Wright frames the drawdown as the system working as designed. The reserve pushes barrels out when the market is starved, then takes them back, and then some, when conditions calm. That is the textbook role of a strategic stockpile.

The Catch Hiding in the Word Later

The pitch sounds clean. The risk lives inside a single word: "later."

Refills only matter if they arrive before the broader oil market tightens to an uncomfortable squeeze. Commercial crude inventories still look reasonably stocked at around 441 million barrels, yet that cushion has been thinning fast as global stockpiles shrink.

The warning bells are coming from inside the industry. Executives at Exxon and Chevron have spent the last two weeks flagging that inventories are sliding toward levels where prices can jump sharply and without much notice. If that pinch hits before the borrowed barrels flow back, the timing on this clever trade gets a lot less comfortable.

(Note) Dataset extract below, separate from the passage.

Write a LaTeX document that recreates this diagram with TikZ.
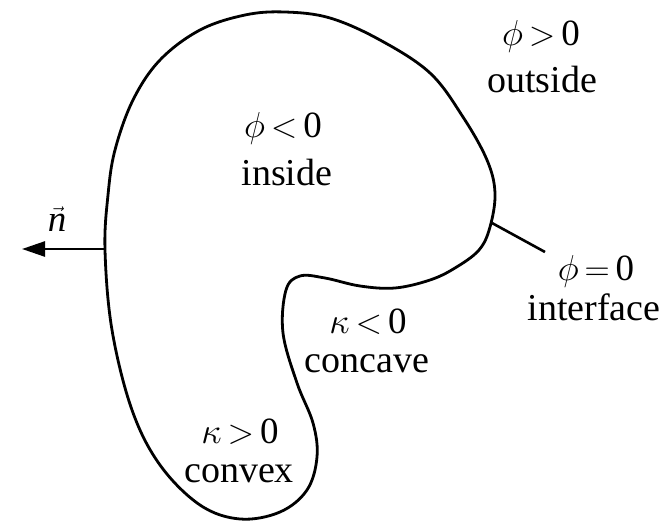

What Smart Money Is Watching

For traders, the story underneath the story is the SPR shifting from a price-suppression tool into a counterparty that profits from volatility. That reframing carries weight across several corners of the market.

  • Brent and WTI: A reserve that buys back barrels later adds latent demand to the calendar. Watch whether refill obligations collide with already shrinking commercial stocks, a combination that tends to steepen backwardation and reward holders of front-month length.
  • USD and energy equities: Crude that grinds higher feeds straight into inflation expectations, which keeps the dollar and rate-sensitive assets in the conversation. Integrated majors like the ones sounding the alarm stand to benefit from any sustained upside.
  • Inflation-linked instruments: If supply tightens faster than the repayment schedule eases it, breakeven rates and energy-heavy CPI components become the tells worth tracking.

    The opportunity is asymmetric in Washington's favor on paper. The vulnerability is operational and entirely about sequence. Lend cheap, collect dear works beautifully unless scarcity arrives before settlement. The reserve is betting that giving up barrels today and reclaiming 1.25 barrels tomorrow is a trade worth making. Markets will judge it not on the premium, but on the clock.